What 'pre-existing excluded' means

A pre-existing exclusion means the insurer will not pay claims arising from a condition you already had, including ones you were not yet diagnosed with. It is standard on this kind of cover. It does not stop you buying a policy, and it does not, on its own, stop that policy meeting a visa rule.

The exact clause, and what it reaches

Here is the policy wording itself, so you are not relying on our paraphrase: claims cannot be approved when they relate "directly or indirectly to any medical condition or related condition for which you have received treatment, had symptoms of, had knowledge existed or should have known existed, or you sought advice for prior to your date of entry."

"Directly or indirectly" is broad on purpose, and we will not pretend otherwise. A worked example: for type-2 diabetes, the diabetes itself is excluded — and a claim the insurer judges to be a complication of it would fall under the same clause. What stays covered is everything genuinely unrelated: an accident, an infection, a new condition with no link to the excluded one.

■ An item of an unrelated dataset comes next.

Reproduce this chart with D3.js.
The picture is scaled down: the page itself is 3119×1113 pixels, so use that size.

The honest way to buy with a condition in your history is to ask the yes-or-no question on your quote call: "If I am treated for X, is that claim excluded?" — and ask how a specific complication of your condition would be assessed. You get a person on the phone before you pay; use them for exactly this.

The visa checks the certificate, not your history

Consulates read the certificate: private health cover, valid in the destination, for the full period, with no disqualifying deductible. They are not assessing your medical history. So a policy that excludes a pre-existing condition can still produce a fully compliant certificate.

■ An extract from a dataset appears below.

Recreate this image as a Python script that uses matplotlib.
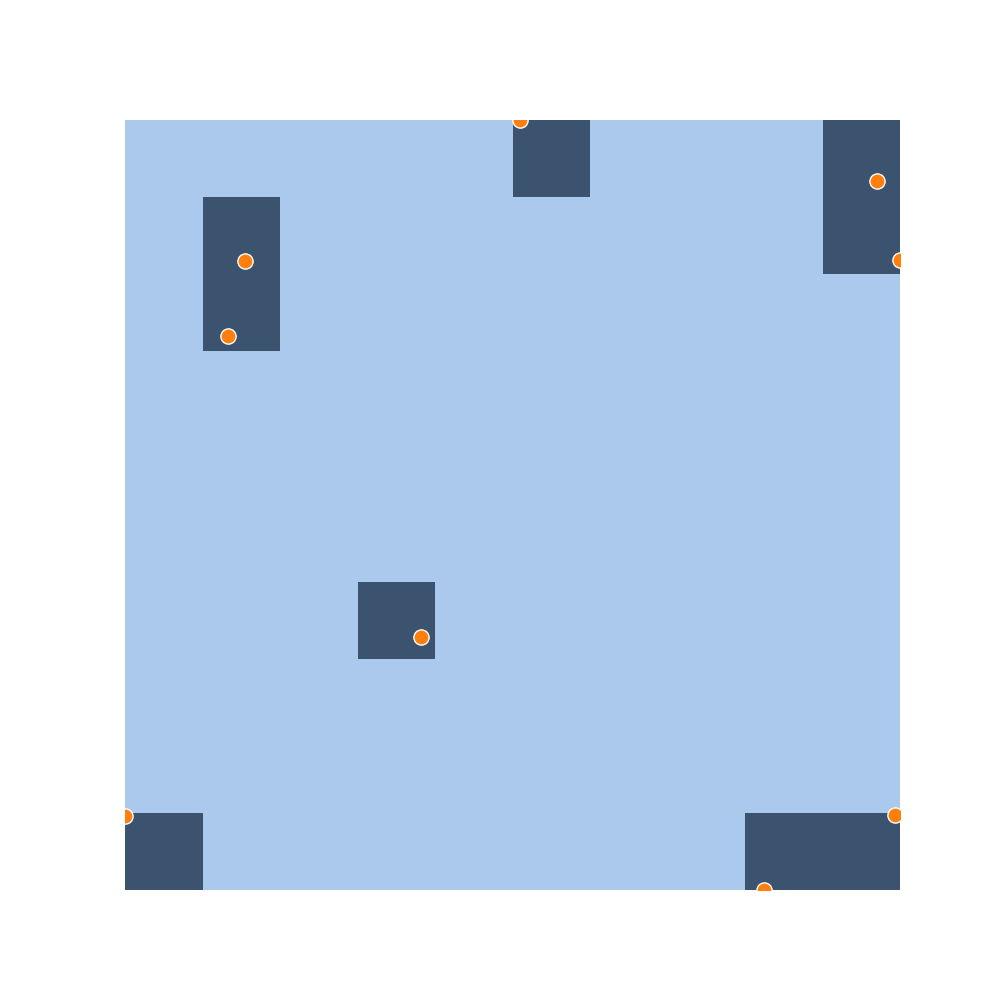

What you are, and are not, covered for

New and unrelated conditions are covered as normal; the named pre-existing condition and anything arising from it are not. Be clear-eyed about this before you rely on the cover for your own health, separate from the visa. Cover is also worldwide but excludes treatment in the United States.

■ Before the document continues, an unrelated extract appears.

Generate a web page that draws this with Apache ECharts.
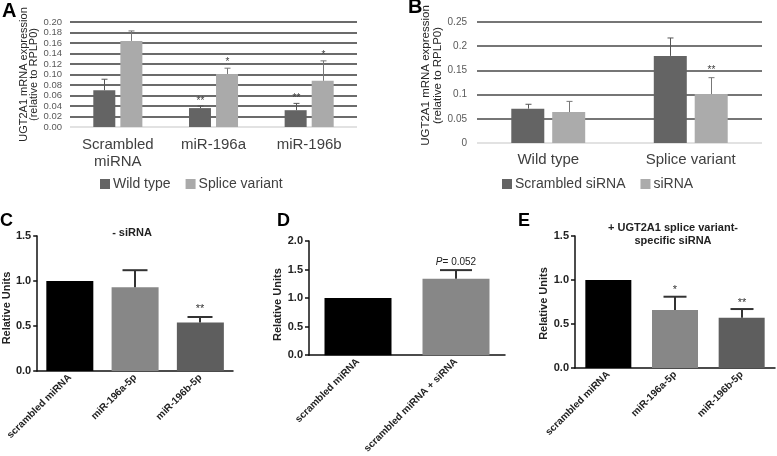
<!DOCTYPE html>
<html><head><meta charset="utf-8">
<script src="https://cdn.jsdelivr.net/npm/echarts@6/dist/echarts.min.js"></script>
<style>html,body{margin:0;padding:0;background:#fff}#c{width:777px;height:456px}</style>
</head><body><div id="c"></div>
<script>
// ---------- Panel A ----------
const aCategories = ['Scrambled\nmiRNA', 'miR-196a', 'miR-196b'];
const aWild = [0.070, 0.036, 0.032];
const aWildErr = [0.091, 0.040, 0.045];
const aWildStars = ['', '**', '**'];
const aSplice = [0.164, 0.101, 0.088];
const aSpliceErr = [0.183, 0.112, 0.126];
const aSpliceStars = ['', '*', '*'];
const aTickLabels = ['0.00','0.02','0.04','0.06','0.08','0.10','0.12','0.14','0.16','0.18','0.20'];
// ---------- Panel B ----------
const bCategories = ['Wild type', 'Splice variant'];
const bScrambled = [0.071, 0.180];
const bScrambledErr = [0.080, 0.217];
const bScrambledStars = ['', ''];
const bSi = [0.064, 0.101];
const bSiErr = [0.086, 0.135];
const bSiStars = ['', '**'];
const bTickLabels = ['0','0.05','0.1','0.15','0.2','0.25'];
// ---------- Panel C ----------
const cCategories = ['scrambled miRNA', 'miR-196a-5p', 'miR-196b-5p'];
const cValues = [1.0, 0.93, 0.54];
const cErr = [null, 1.12, 0.60];
const cStars = ['', '', '**'];
const cTickLabels = ['0.0','0.5','1.0','1.5'];
// ---------- Panel D ----------
const dCategories = ['scrambled miRNA', 'scrambled miRNA + siRNA'];
const dValues = [1.0, 1.34];
const dErr = [null, 1.49];
const dNotes = ['', '{i|P}= 0.052'];
const dTickLabels = ['0.0','0.5','1.0','1.5','2.0'];
// ---------- Panel E ----------
const eCategories = ['scrambled miRNA', 'miR-196a-5p', 'miR-196b-5p'];
const eValues = [1.0, 0.66, 0.57];
const eErr = [null, 0.81, 0.67];
const eStars = ['', '*', '**'];
const eTickLabels = ['0.0','0.5','1.0','1.5'];

// styles
const cdeColors = ['#000000', '#878787', '#5e5e5e'];
const FONT = 'Liberation Sans, Arial, sans-serif';

function errSeries(xi, vals, errs, notes, o) {
  const data = [], labels = [];
  vals.forEach((v, i) => { if (errs[i] != null) { data.push([i, v, errs[i]]); labels.push(notes[i] || ''); } });
  return {
    type: 'custom', xAxisIndex: xi, yAxisIndex: xi, z: 5, silent: true,
    encode: { x: 0, y: 2 }, data: data,
    renderItem(params, api) {
      const i = api.value(0), v = api.value(1), e = api.value(2);
      const p0 = api.coord([i, v]), p1 = api.coord([i, e]);
      const cx = Math.round(p0[0] + o.offset) + (o.width % 2 ? 0.5 : 0);
      const ls = { stroke: o.color, lineWidth: o.width };
      const ch = [
        { type: 'line', shape: { x1: cx, y1: p0[1], x2: cx, y2: p1[1] }, style: ls },
        { type: 'line', shape: { x1: cx - o.cap / 2, y1: p1[1], x2: cx + o.cap / 2, y2: p1[1] }, style: ls }
      ];
      const t = labels[params.dataIndex];
      if (t) ch.push({ type: 'text', x: cx, y: p1[1] - o.gap,
        style: { text: t, fill: o.tcolor, font: o.font, align: 'center', verticalAlign: 'middle', rich: o.rich || {} } });
      return { type: 'group', children: ch };
    }
  };
}

function tickFmt(labels, min, step) {
  return v => labels[Math.round((v - min) / step)];
}

const cdeYAxis = (gi, max, labels, gap, pad) => ({
  type: 'value', gridIndex: gi, min: 0, max: max, interval: 0.5,
  name: 'Relative Units', nameLocation: 'middle', nameGap: gap,
  nameTextStyle: { fontFamily: FONT, fontWeight: 'bold', fontSize: 11, color: '#222', padding: pad },
  axisLine: { show: true, lineStyle: { color: '#111', width: 1.5 } },
  axisTick: { show: true, length: 4, lineStyle: { color: '#111', width: 1.5 } },
  axisLabel: { fontFamily: FONT, fontWeight: 'bold', fontSize: 11, color: '#222', margin: 6,
    showMinLabel: true, showMaxLabel: true, formatter: tickFmt(labels, 0, 0.5) },
  splitLine: { show: false }
});
const cdeXAxis = (gi, cats) => ({
  type: 'category', gridIndex: gi, data: cats,
  axisLine: { show: true, lineStyle: { color: '#111', width: 1.5 } },
  axisTick: { show: false },
  axisLabel: { interval: 0, rotate: 45, fontFamily: FONT, fontWeight: 'bold', fontSize: 10, color: '#222', margin: 5 }
});

const option = {
  animation: false,
  backgroundColor: '#fff',
  title: [
    { text: 'A', left: 2, top: 1, padding: 0, textStyle: { fontFamily: FONT, fontWeight: 'bold', fontSize: 20, color: '#000' } },
    { text: 'B', left: 408, top: -3, padding: 0, textStyle: { fontFamily: FONT, fontWeight: 'bold', fontSize: 20, color: '#000' } },
    { text: 'C', left: 0, top: 212, padding: 0, textStyle: { fontFamily: FONT, fontWeight: 'bold', fontSize: 18, color: '#000' } },
    { text: 'D', left: 277, top: 212, padding: 0, textStyle: { fontFamily: FONT, fontWeight: 'bold', fontSize: 18, color: '#000' } },
    { text: 'E', left: 518, top: 212, padding: 0, textStyle: { fontFamily: FONT, fontWeight: 'bold', fontSize: 18, color: '#000' } },
    { text: '- siRNA', left: 132, top: 227, textAlign: 'center', padding: 0, textStyle: { fontFamily: FONT, fontWeight: 'bold', fontSize: 11, color: '#222' } },
    { text: '+ UGT2A1 splice variant-\nspecific siRNA', left: 673, top: 221, textAlign: 'center', padding: 0,
      textStyle: { fontFamily: FONT, fontWeight: 'bold', fontSize: 11, lineHeight: 13, color: '#222' } }
  ],
  legend: [
    { data: ['Wild type', 'Splice variant'], left: 100, top: 177, padding: 0, icon: 'rect', itemWidth: 10, itemHeight: 10, itemGap: 15,
      textStyle: { fontFamily: FONT, fontSize: 14, color: '#404040', padding: [0, 0, 0, -2] } },
    { data: ['Scrambled siRNA', 'siRNA'], left: 502, top: 177, padding: 0, icon: 'rect', itemWidth: 10, itemHeight: 10, itemGap: 15,
      textStyle: { fontFamily: FONT, fontSize: 14, color: '#404040', padding: [0, 0, 0, -2] } }
  ],
  grid: [
    { left: 70, top: 22, width: 287, height: 105 },
    { left: 477, top: 22, width: 285, height: 121 },
    { left: 31, top: 236, width: 202, height: 135 },
    { left: 309, top: 241, width: 196, height: 129 },
    { left: 575, top: 236, width: 200, height: 132 }
  ],
  xAxis: [
    { type: 'category', gridIndex: 0, data: aCategories, axisLine: { show: false }, axisTick: { show: false },
      axisLabel: { interval: 0, fontFamily: FONT, fontSize: 15, lineHeight: 17, color: '#404040', margin: 9 } },
    { type: 'category', gridIndex: 1, data: bCategories, axisLine: { show: false }, axisTick: { show: false },
      axisLabel: { interval: 0, fontFamily: FONT, fontSize: 15, color: '#404040', margin: 9 } },
    cdeXAxis(2, cCategories),
    cdeXAxis(3, dCategories),
    cdeXAxis(4, eCategories)
  ],
  yAxis: [
    { type: 'value', gridIndex: 0, min: 0, max: 0.2, interval: 0.02,
      name: 'UGT2A1 mRNA expression\n(relative to RPLP0)', nameLocation: 'middle', nameGap: 24,
      nameTextStyle: { fontFamily: FONT, fontSize: 11, lineHeight: 10, color: '#262626' },
      axisLine: { show: false }, axisTick: { show: false },
      axisLabel: { fontFamily: FONT, fontSize: 9.5, color: '#595959', margin: 8, showMinLabel: true, showMaxLabel: true,
        formatter: tickFmt(aTickLabels, 0, 0.02) },
      splitLine: { show: true, lineStyle: { width: 1.5, color: ['#d9d9d9','#3a3a3a','#3a3a3a','#3a3a3a','#3a3a3a','#3a3a3a','#3a3a3a','#3a3a3a','#3a3a3a','#3a3a3a','#3a3a3a'] } } },
    { type: 'value', gridIndex: 1, min: 0, max: 0.25, interval: 0.05,
      name: 'UGT2A1 mRNA expression\n(relative to RPLP0)', nameLocation: 'middle', nameGap: 29,
      nameTextStyle: { fontFamily: FONT, fontSize: 11.5, lineHeight: 12, color: '#262626', padding: [0, 0, 0, 14] },
      axisLine: { show: false }, axisTick: { show: false },
      axisLabel: { fontFamily: FONT, fontSize: 10, color: '#595959', margin: 10, showMinLabel: true, showMaxLabel: true,
        formatter: tickFmt(bTickLabels, 0, 0.05) },
      splitLine: { show: true, lineStyle: { width: 1.5, color: ['#d9d9d9','#484848','#484848','#484848','#484848','#484848'] } } },
    cdeYAxis(2, 1.5, cTickLabels, 13, [0, 9, 0, 0]),
    cdeYAxis(3, 2.0, dTickLabels, 24, [0, 13, 0, 0]),
    cdeYAxis(4, 1.5, eTickLabels, 23, [0, 3, 0, 0])
  ],
  series: [
    { type: 'bar', name: 'Wild type', xAxisIndex: 0, yAxisIndex: 0, data: aWild, barWidth: 22, barGap: '23%', itemStyle: { color: '#646464' } },
    { type: 'bar', name: 'Splice variant', xAxisIndex: 0, yAxisIndex: 0, data: aSplice, barWidth: 22, barGap: '23%', itemStyle: { color: '#aaaaaa' } },
    errSeries(0, aWild, aWildErr, aWildStars, { offset: -13.5, color: '#555', width: 1, cap: 6, gap: 5, tcolor: '#404040', font: '10px ' + FONT }),
    errSeries(0, aSplice, aSpliceErr, aSpliceStars, { offset: 13.5, color: '#777', width: 1, cap: 6, gap: 6, tcolor: '#404040', font: '10px ' + FONT }),

    { type: 'bar', name: 'Scrambled siRNA', xAxisIndex: 1, yAxisIndex: 1, data: bScrambled, barWidth: 33, barGap: '24%', itemStyle: { color: '#646464' } },
    { type: 'bar', name: 'siRNA', xAxisIndex: 1, yAxisIndex: 1, data: bSi, barWidth: 33, barGap: '24%', itemStyle: { color: '#ababab' } },
    errSeries(1, bScrambled, bScrambledErr, bScrambledStars, { offset: -20.5, color: '#555', width: 1, cap: 6, gap: 7, tcolor: '#404040', font: '10px ' + FONT }),
    errSeries(1, bSi, bSiErr, bSiStars, { offset: 20.5, color: '#777', width: 1, cap: 6, gap: 7.5, tcolor: '#404040', font: '10px ' + FONT }),

    { type: 'bar', xAxisIndex: 2, yAxisIndex: 2, barWidth: 47,
      data: cValues.map((v, i) => ({ value: v, itemStyle: { color: cdeColors[i] } })) },
    errSeries(2, cValues, cErr, cStars, { offset: 0, color: '#333', width: 2, cap: 25, gap: 8, tcolor: '#333', font: '11px ' + FONT }),

    { type: 'bar', xAxisIndex: 3, yAxisIndex: 3, barWidth: 67,
      data: dValues.map((v, i) => ({ value: v, itemStyle: { color: cdeColors[i] } })) },
    errSeries(3, dValues, dErr, dNotes, { offset: 0, color: '#333', width: 2, cap: 32, gap: 8, tcolor: '#222', font: '10px ' + FONT,
      rich: { i: { fontStyle: 'italic', fontFamily: FONT, fontSize: 10, fill: '#222' } } }),

    { type: 'bar', xAxisIndex: 4, yAxisIndex: 4, barWidth: 46,
      data: eValues.map((v, i) => ({ value: v, itemStyle: { color: cdeColors[i] } })) },
    errSeries(4, eValues, eErr, eStars, { offset: 0, color: '#333', width: 2, cap: 23, gap: 6.5, tcolor: '#333', font: '11px ' + FONT })
  ]
};

const chart = echarts.init(document.getElementById('c'), null, { renderer: 'canvas' });
chart.setOption(option);
</script>
</body></html>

One trap to know: a break in cover resets the clock

The exclusion is measured against your date of entry — the day your cover starts. If your policy lapses (including a missed premium payment), the date of entry resets, and anything that developed while you were covered can become "pre-existing" under the new date. Keep the policy continuous, especially mid-visa: a lapse can cost you both the exclusion clock and the certificate your permit renewal depends on.

Be upfront, then get a quote

We tell you the pre-existing exclusion before you request a quote, so there are no surprises. If a compliant certificate is what you need for the visa, request a quote and our team follows up by phone.

Get a certificate that meets the published rule

Tell us your destination, visa, and who’s moving. Our team reviews it against the current requirement and calls you with a quote — no obligation.

Before you request a quote: cover is worldwide but excludes treatment in the United States, and pre-existing conditions are not covered — including conditions you did not know about. We say this up front so a quote is worth your time.

Common questions

Can I get visa insurance with a pre-existing condition?

Usually yes. You can buy the cover and get a visa-compliant certificate, but the pre-existing condition is excluded from claims, including conditions you did not know about.

Does a long-stay visa require cover for pre-existing conditions?

No. The consulate checks that the certificate meets the rule, not your medical history. A policy that excludes a pre-existing condition can still be visa-compliant.

What counts as a pre-existing condition?

A condition you already had before the policy started, including one not yet diagnosed. The insurer sets the exact definition, and we disclose it before you quote.

Will the policy still pass the visa?

It can. The pre-existing exclusion affects your claims, not the certificate's scope, so the certificate can still show the cover a consulate requires.

Does "indirectly related" mean any complication is excluded?

It means claims the insurer judges to be connected to the excluded condition fall under the exclusion, and that judgment is theirs to make under the policy wording. Unrelated illness and accidents remain covered. Ask on your quote call how a specific complication of your condition would be assessed — before you buy, not at claim time.